One other note: latency is not frequency dependent – it affects all frequencies equally.
FOH Vs Monitors
Sound takes time to travel in the air, about 1 ms per foot. It takes quite a bit of time for sound to reach listeners’ ears at front of house. Because of this, latency isn’t as detrimental in the front-of-house signal chain, and some engineers add a lot of fun toys that bring “something special” to their sound. Compared to the “flight time” from the PA to the listeners, a few more ms here or there from lots of plugins isn’t necessarily a game changer.
However, monitor wedges — and especially in-ear monitors [IEMs] — are placed close to the listener (right inside the ear canal, in the case of IEMs). Suddenly latency matters significantly. If musicians are playing an instrument and perceive a delay between their strumming/singing/banging and what they’re hearing, it can cause an uncomfortable or confusing sensation.
When IEMs are worn by singers and horn players, even slight latency can cause unpleasant tonal changes because the signal can interact with the natural vibrations of the musician’s skull as they perform. This causes a disconnect between the musicians and the music – which we never want. Great care should be taken when, additionally, making the IEMs wireless.
What To Remember
Computers can often add a lot of latency. Running any audio out of a console and into a separate computer, then back to the board again (like an outboard effects rack) can add tremendous latency. This can result in the various mix elements arriving at the main mix bus at different times. If one set of channels is being greatly delayed by a plugin, it will no longer be in time with the set of channels that are not going through the plugin. Some plugin hosts use latency compensation to ensure that the un-processed channels are delayed sufficiently to keep everything in sync – but be aware of how much latency might be incurred.
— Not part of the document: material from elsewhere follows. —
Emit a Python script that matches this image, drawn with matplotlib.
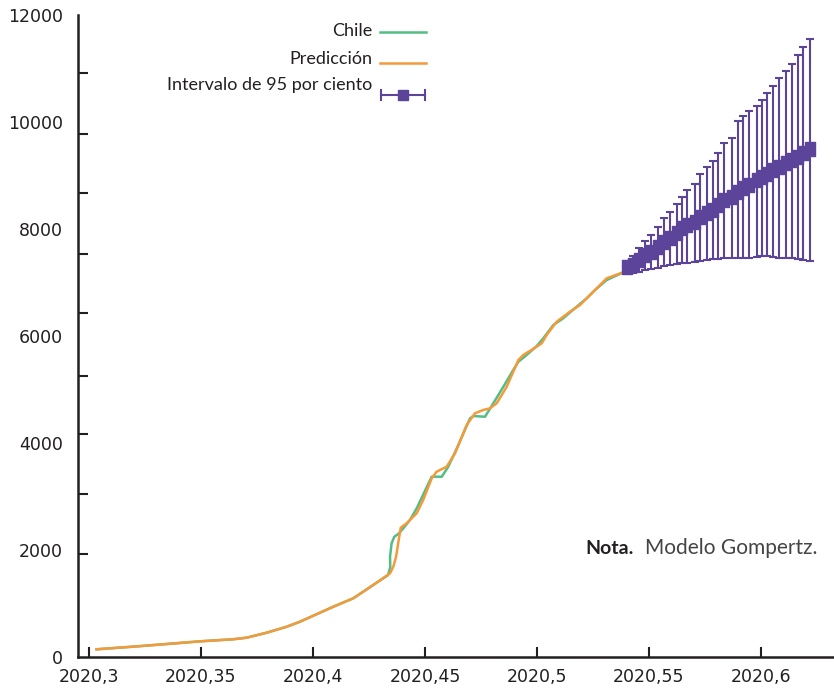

Wireless networks (WiFi) have some basic limitations that make them unsuitable for audio signal transmission. Don’t panic – that’s why most WiFi-enabled systems use the WiFi simply to transfer control data, not the actual audio signals. Since WiFi is so highly undependable, I can’t in good faith recommend using WiFi audio in any situation you’re not willing to lose it all. It’s not a matter of “if” it will fail, it’s when.
Let’s focus on implementing this new knowledge. For instance, let’s say you’ve got two mics on the snare. If you insert a plugin on one channel (perhaps a compressor) you’re adding latency to that channel. If you were to then combine both snare channels together in the mix, you’re combining a delayed channel with an un-delayed channel, and this can cause an unpleasant interaction called a comb filter. Because you’ve shifted one of the channels over (even by a very tiny amount) in time, the relationship between these two inputs has shifted. It might sound awesome or it might be terrible – just be aware!
If you’ve experimented with using a separate computer as an FX rack, use software built to be an FX rack not a digital audio workstation (DAW), which do a lot more than just process live audio and thus can tack on a lot of latency.
A very effective way to reduce system latency is to pick a sample rate and stick with it. If devices need to perform sample rate conversion (SRC) on incoming digital signal, this adds latency that could be avoided by setting all the devices to the same clock rate. This is less about which sample rate to choose and more about just selecting one and being consistent about it. (I’m a personal fan of 48 kHz sample rate – bring on the hate mail…)
Further, use the console’s onboard processing whenever possible. It’s best if you have a very specific need for anything outboard and then use it as little as possible. Once you can nail down working with stock plugins, then it may be time to graduate to outboard. Maybe.
Latency is one of the many building blocks of digital audio, another piece to add to your bookshelf of knowledge. These types of topics can get complicated but taking it one step at a time will lead to a better understanding of audio engineering.